## GIVEN PROBLEM
Your copy of the material below should match it exactly, except that it holds no pictures.

## DATA SHOWN
* BEGIN *
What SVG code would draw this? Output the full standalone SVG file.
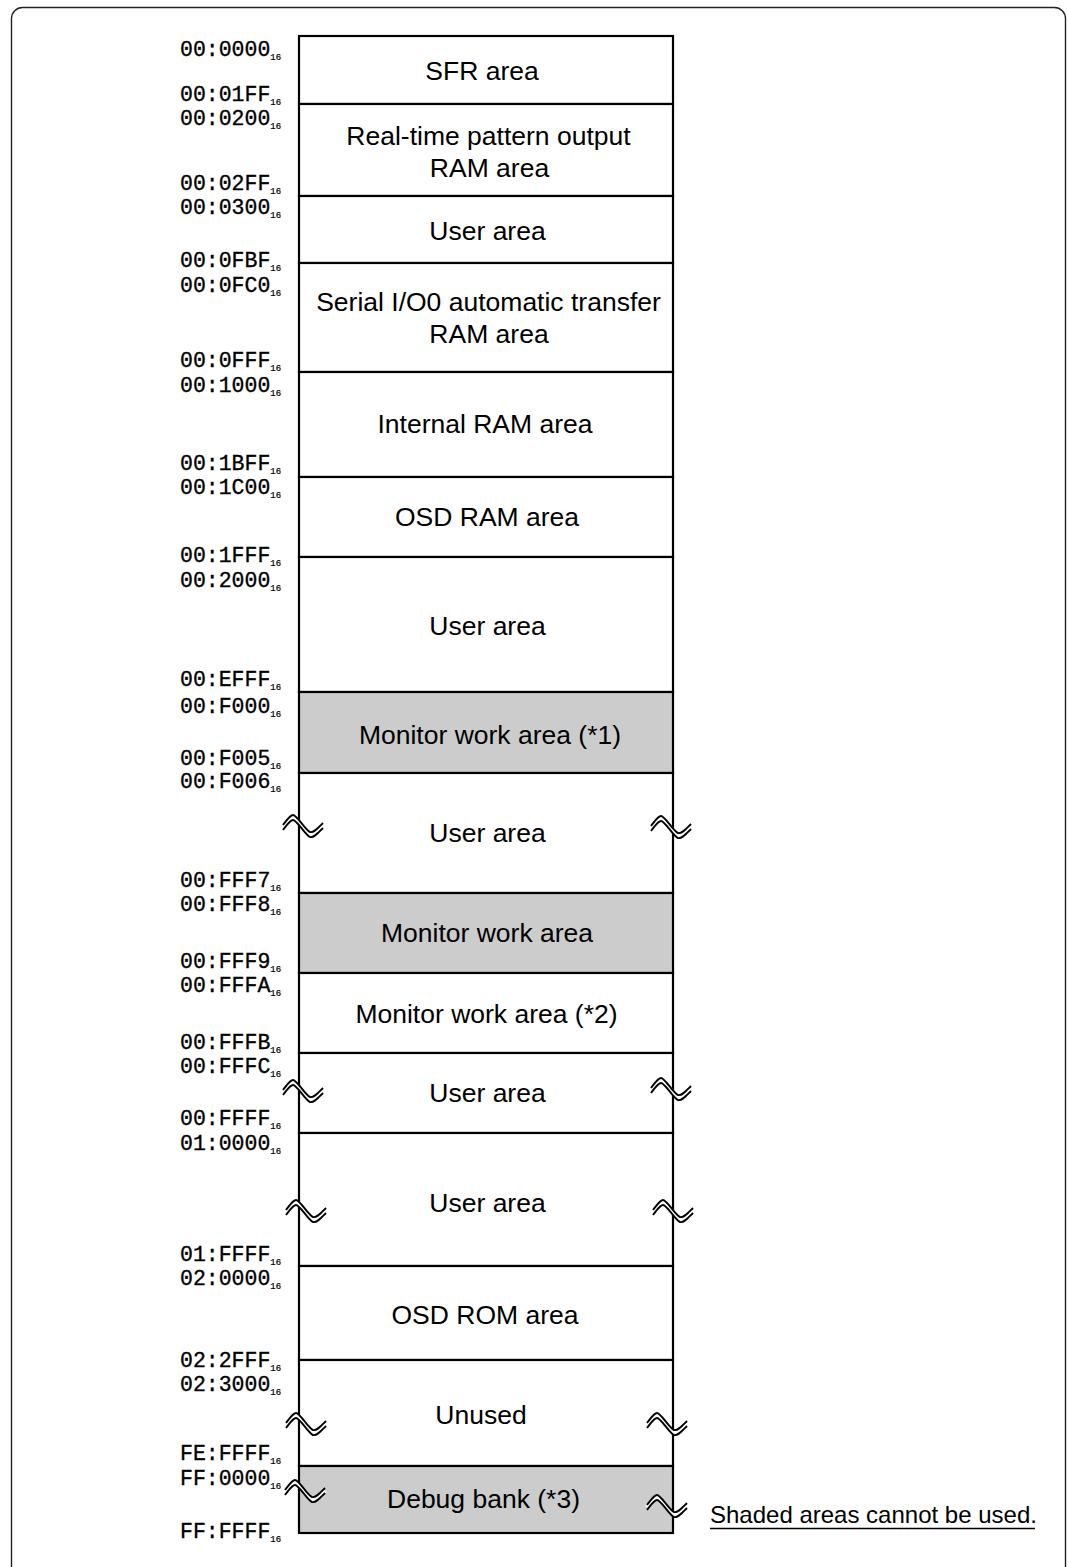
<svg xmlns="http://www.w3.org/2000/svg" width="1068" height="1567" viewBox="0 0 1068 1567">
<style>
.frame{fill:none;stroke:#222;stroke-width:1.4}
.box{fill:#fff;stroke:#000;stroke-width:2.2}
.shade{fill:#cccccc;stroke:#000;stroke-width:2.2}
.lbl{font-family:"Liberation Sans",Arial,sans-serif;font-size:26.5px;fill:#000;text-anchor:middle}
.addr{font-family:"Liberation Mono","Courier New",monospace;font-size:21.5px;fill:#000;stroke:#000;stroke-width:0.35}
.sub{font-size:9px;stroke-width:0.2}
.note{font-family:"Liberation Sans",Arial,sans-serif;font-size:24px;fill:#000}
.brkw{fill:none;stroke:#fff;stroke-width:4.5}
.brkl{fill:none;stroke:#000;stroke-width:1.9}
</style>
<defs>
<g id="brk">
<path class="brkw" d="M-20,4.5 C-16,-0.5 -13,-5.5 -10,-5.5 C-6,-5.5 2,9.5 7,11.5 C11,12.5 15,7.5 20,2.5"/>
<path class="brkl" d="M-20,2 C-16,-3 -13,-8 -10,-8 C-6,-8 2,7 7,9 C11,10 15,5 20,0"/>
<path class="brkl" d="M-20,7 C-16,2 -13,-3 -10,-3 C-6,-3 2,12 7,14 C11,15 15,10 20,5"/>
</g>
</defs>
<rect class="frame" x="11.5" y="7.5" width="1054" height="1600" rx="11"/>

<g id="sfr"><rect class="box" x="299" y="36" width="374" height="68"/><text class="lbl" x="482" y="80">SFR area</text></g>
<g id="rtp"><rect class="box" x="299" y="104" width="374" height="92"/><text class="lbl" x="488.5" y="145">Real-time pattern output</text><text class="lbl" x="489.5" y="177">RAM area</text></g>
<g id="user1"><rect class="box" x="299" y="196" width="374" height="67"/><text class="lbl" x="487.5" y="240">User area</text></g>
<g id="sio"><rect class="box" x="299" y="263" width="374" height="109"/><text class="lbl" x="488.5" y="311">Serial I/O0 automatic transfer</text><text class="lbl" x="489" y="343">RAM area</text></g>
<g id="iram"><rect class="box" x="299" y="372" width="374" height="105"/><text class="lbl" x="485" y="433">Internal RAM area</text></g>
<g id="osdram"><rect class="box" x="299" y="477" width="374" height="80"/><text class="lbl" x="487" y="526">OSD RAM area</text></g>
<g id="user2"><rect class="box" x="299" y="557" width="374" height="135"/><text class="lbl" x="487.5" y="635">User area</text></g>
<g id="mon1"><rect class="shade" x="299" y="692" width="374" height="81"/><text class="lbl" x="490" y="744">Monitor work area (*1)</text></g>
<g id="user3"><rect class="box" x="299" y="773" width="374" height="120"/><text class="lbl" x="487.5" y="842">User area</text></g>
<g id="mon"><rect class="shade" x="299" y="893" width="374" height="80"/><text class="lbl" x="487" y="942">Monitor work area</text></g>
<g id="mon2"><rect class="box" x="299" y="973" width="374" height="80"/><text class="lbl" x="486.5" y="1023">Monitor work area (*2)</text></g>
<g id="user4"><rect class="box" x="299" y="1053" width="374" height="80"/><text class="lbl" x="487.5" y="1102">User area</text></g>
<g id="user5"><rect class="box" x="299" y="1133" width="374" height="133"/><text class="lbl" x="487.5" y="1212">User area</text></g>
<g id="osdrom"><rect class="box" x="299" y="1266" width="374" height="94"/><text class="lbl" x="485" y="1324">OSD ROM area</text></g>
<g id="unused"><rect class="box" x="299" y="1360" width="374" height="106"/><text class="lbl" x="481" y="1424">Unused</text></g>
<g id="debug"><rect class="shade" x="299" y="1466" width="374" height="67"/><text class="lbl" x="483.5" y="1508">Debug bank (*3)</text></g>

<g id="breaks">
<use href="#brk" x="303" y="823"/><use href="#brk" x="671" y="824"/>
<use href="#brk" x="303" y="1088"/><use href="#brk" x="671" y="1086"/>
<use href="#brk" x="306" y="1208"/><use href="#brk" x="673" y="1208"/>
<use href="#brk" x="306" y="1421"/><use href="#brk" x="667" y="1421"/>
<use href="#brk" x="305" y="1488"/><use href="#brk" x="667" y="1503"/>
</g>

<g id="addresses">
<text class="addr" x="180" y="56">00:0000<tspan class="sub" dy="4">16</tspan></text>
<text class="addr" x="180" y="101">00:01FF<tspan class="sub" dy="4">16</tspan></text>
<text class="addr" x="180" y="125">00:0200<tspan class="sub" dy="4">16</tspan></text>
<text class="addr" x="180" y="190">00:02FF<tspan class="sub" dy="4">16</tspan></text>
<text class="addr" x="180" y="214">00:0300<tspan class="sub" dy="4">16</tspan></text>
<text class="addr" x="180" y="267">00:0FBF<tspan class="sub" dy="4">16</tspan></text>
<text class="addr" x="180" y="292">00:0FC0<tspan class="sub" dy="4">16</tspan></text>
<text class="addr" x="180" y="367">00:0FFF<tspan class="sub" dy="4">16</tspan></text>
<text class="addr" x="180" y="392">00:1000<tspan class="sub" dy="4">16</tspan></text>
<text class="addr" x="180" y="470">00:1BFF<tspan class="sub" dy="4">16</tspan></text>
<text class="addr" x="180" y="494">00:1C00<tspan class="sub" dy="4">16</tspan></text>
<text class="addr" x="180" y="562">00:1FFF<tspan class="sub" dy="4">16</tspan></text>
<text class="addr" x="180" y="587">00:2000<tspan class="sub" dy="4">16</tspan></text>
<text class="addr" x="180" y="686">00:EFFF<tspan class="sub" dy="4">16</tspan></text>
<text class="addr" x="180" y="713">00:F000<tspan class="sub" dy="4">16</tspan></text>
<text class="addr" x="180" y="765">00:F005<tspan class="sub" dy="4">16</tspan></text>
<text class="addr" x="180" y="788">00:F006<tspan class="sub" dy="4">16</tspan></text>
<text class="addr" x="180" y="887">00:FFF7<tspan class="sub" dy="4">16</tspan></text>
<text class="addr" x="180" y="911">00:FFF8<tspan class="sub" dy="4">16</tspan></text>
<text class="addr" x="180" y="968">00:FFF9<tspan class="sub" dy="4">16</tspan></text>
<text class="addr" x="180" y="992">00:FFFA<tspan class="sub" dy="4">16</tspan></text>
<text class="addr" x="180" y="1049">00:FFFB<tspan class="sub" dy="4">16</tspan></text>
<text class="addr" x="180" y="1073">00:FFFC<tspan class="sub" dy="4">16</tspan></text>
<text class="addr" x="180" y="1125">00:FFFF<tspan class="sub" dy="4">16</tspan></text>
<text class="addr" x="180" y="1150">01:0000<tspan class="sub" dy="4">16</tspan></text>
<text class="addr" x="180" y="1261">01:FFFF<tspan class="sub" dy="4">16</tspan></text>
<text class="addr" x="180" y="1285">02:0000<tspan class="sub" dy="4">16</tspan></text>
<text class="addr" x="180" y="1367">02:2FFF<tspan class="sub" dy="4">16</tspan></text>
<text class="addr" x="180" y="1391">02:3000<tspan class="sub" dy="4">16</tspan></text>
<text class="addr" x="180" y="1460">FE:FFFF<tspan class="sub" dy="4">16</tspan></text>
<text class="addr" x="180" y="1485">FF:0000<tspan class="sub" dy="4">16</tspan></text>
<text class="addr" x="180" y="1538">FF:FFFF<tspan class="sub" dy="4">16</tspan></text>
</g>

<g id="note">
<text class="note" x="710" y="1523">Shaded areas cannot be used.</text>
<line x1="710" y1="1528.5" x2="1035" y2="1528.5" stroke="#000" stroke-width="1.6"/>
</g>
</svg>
* END *
## ANSWER FOR THE TASK
What SVG code would draw this? Output the full standalone SVG file.
<svg xmlns="http://www.w3.org/2000/svg" width="1068" height="1567" viewBox="0 0 1068 1567">
<style>
.frame{fill:none;stroke:#222;stroke-width:1.4}
.box{fill:#fff;stroke:#000;stroke-width:2.2}
.shade{fill:#cccccc;stroke:#000;stroke-width:2.2}
.lbl{font-family:"Liberation Sans",Arial,sans-serif;font-size:26.5px;fill:#000;text-anchor:middle}
.addr{font-family:"Liberation Mono","Courier New",monospace;font-size:21.5px;fill:#000;stroke:#000;stroke-width:0.35}
.sub{font-size:9px;stroke-width:0.2}
.note{font-family:"Liberation Sans",Arial,sans-serif;font-size:24px;fill:#000}
.brkw{fill:none;stroke:#fff;stroke-width:4.5}
.brkl{fill:none;stroke:#000;stroke-width:1.9}
</style>
<defs>
<g id="brk">
<path class="brkw" d="M-20,4.5 C-16,-0.5 -13,-5.5 -10,-5.5 C-6,-5.5 2,9.5 7,11.5 C11,12.5 15,7.5 20,2.5"/>
<path class="brkl" d="M-20,2 C-16,-3 -13,-8 -10,-8 C-6,-8 2,7 7,9 C11,10 15,5 20,0"/>
<path class="brkl" d="M-20,7 C-16,2 -13,-3 -10,-3 C-6,-3 2,12 7,14 C11,15 15,10 20,5"/>
</g>
</defs>
<rect class="frame" x="11.5" y="7.5" width="1054" height="1600" rx="11"/>

<g id="sfr"><rect class="box" x="299" y="36" width="374" height="68"/><text class="lbl" x="482" y="80">SFR area</text></g>
<g id="rtp"><rect class="box" x="299" y="104" width="374" height="92"/><text class="lbl" x="488.5" y="145">Real-time pattern output</text><text class="lbl" x="489.5" y="177">RAM area</text></g>
<g id="user1"><rect class="box" x="299" y="196" width="374" height="67"/><text class="lbl" x="487.5" y="240">User area</text></g>
<g id="sio"><rect class="box" x="299" y="263" width="374" height="109"/><text class="lbl" x="488.5" y="311">Serial I/O0 automatic transfer</text><text class="lbl" x="489" y="343">RAM area</text></g>
<g id="iram"><rect class="box" x="299" y="372" width="374" height="105"/><text class="lbl" x="485" y="433">Internal RAM area</text></g>
<g id="osdram"><rect class="box" x="299" y="477" width="374" height="80"/><text class="lbl" x="487" y="526">OSD RAM area</text></g>
<g id="user2"><rect class="box" x="299" y="557" width="374" height="135"/><text class="lbl" x="487.5" y="635">User area</text></g>
<g id="mon1"><rect class="shade" x="299" y="692" width="374" height="81"/><text class="lbl" x="490" y="744">Monitor work area (*1)</text></g>
<g id="user3"><rect class="box" x="299" y="773" width="374" height="120"/><text class="lbl" x="487.5" y="842">User area</text></g>
<g id="mon"><rect class="shade" x="299" y="893" width="374" height="80"/><text class="lbl" x="487" y="942">Monitor work area</text></g>
<g id="mon2"><rect class="box" x="299" y="973" width="374" height="80"/><text class="lbl" x="486.5" y="1023">Monitor work area (*2)</text></g>
<g id="user4"><rect class="box" x="299" y="1053" width="374" height="80"/><text class="lbl" x="487.5" y="1102">User area</text></g>
<g id="user5"><rect class="box" x="299" y="1133" width="374" height="133"/><text class="lbl" x="487.5" y="1212">User area</text></g>
<g id="osdrom"><rect class="box" x="299" y="1266" width="374" height="94"/><text class="lbl" x="485" y="1324">OSD ROM area</text></g>
<g id="unused"><rect class="box" x="299" y="1360" width="374" height="106"/><text class="lbl" x="481" y="1424">Unused</text></g>
<g id="debug"><rect class="shade" x="299" y="1466" width="374" height="67"/><text class="lbl" x="483.5" y="1508">Debug bank (*3)</text></g>

<g id="breaks">
<use href="#brk" x="303" y="823"/><use href="#brk" x="671" y="824"/>
<use href="#brk" x="303" y="1088"/><use href="#brk" x="671" y="1086"/>
<use href="#brk" x="306" y="1208"/><use href="#brk" x="673" y="1208"/>
<use href="#brk" x="306" y="1421"/><use href="#brk" x="667" y="1421"/>
<use href="#brk" x="305" y="1488"/><use href="#brk" x="667" y="1503"/>
</g>

<g id="addresses">
<text class="addr" x="180" y="56">00:0000<tspan class="sub" dy="4">16</tspan></text>
<text class="addr" x="180" y="101">00:01FF<tspan class="sub" dy="4">16</tspan></text>
<text class="addr" x="180" y="125">00:0200<tspan class="sub" dy="4">16</tspan></text>
<text class="addr" x="180" y="190">00:02FF<tspan class="sub" dy="4">16</tspan></text>
<text class="addr" x="180" y="214">00:0300<tspan class="sub" dy="4">16</tspan></text>
<text class="addr" x="180" y="267">00:0FBF<tspan class="sub" dy="4">16</tspan></text>
<text class="addr" x="180" y="292">00:0FC0<tspan class="sub" dy="4">16</tspan></text>
<text class="addr" x="180" y="367">00:0FFF<tspan class="sub" dy="4">16</tspan></text>
<text class="addr" x="180" y="392">00:1000<tspan class="sub" dy="4">16</tspan></text>
<text class="addr" x="180" y="470">00:1BFF<tspan class="sub" dy="4">16</tspan></text>
<text class="addr" x="180" y="494">00:1C00<tspan class="sub" dy="4">16</tspan></text>
<text class="addr" x="180" y="562">00:1FFF<tspan class="sub" dy="4">16</tspan></text>
<text class="addr" x="180" y="587">00:2000<tspan class="sub" dy="4">16</tspan></text>
<text class="addr" x="180" y="686">00:EFFF<tspan class="sub" dy="4">16</tspan></text>
<text class="addr" x="180" y="713">00:F000<tspan class="sub" dy="4">16</tspan></text>
<text class="addr" x="180" y="765">00:F005<tspan class="sub" dy="4">16</tspan></text>
<text class="addr" x="180" y="788">00:F006<tspan class="sub" dy="4">16</tspan></text>
<text class="addr" x="180" y="887">00:FFF7<tspan class="sub" dy="4">16</tspan></text>
<text class="addr" x="180" y="911">00:FFF8<tspan class="sub" dy="4">16</tspan></text>
<text class="addr" x="180" y="968">00:FFF9<tspan class="sub" dy="4">16</tspan></text>
<text class="addr" x="180" y="992">00:FFFA<tspan class="sub" dy="4">16</tspan></text>
<text class="addr" x="180" y="1049">00:FFFB<tspan class="sub" dy="4">16</tspan></text>
<text class="addr" x="180" y="1073">00:FFFC<tspan class="sub" dy="4">16</tspan></text>
<text class="addr" x="180" y="1125">00:FFFF<tspan class="sub" dy="4">16</tspan></text>
<text class="addr" x="180" y="1150">01:0000<tspan class="sub" dy="4">16</tspan></text>
<text class="addr" x="180" y="1261">01:FFFF<tspan class="sub" dy="4">16</tspan></text>
<text class="addr" x="180" y="1285">02:0000<tspan class="sub" dy="4">16</tspan></text>
<text class="addr" x="180" y="1367">02:2FFF<tspan class="sub" dy="4">16</tspan></text>
<text class="addr" x="180" y="1391">02:3000<tspan class="sub" dy="4">16</tspan></text>
<text class="addr" x="180" y="1460">FE:FFFF<tspan class="sub" dy="4">16</tspan></text>
<text class="addr" x="180" y="1485">FF:0000<tspan class="sub" dy="4">16</tspan></text>
<text class="addr" x="180" y="1538">FF:FFFF<tspan class="sub" dy="4">16</tspan></text>
</g>

<g id="note">
<text class="note" x="710" y="1523">Shaded areas cannot be used.</text>
<line x1="710" y1="1528.5" x2="1035" y2="1528.5" stroke="#000" stroke-width="1.6"/>
</g>
</svg>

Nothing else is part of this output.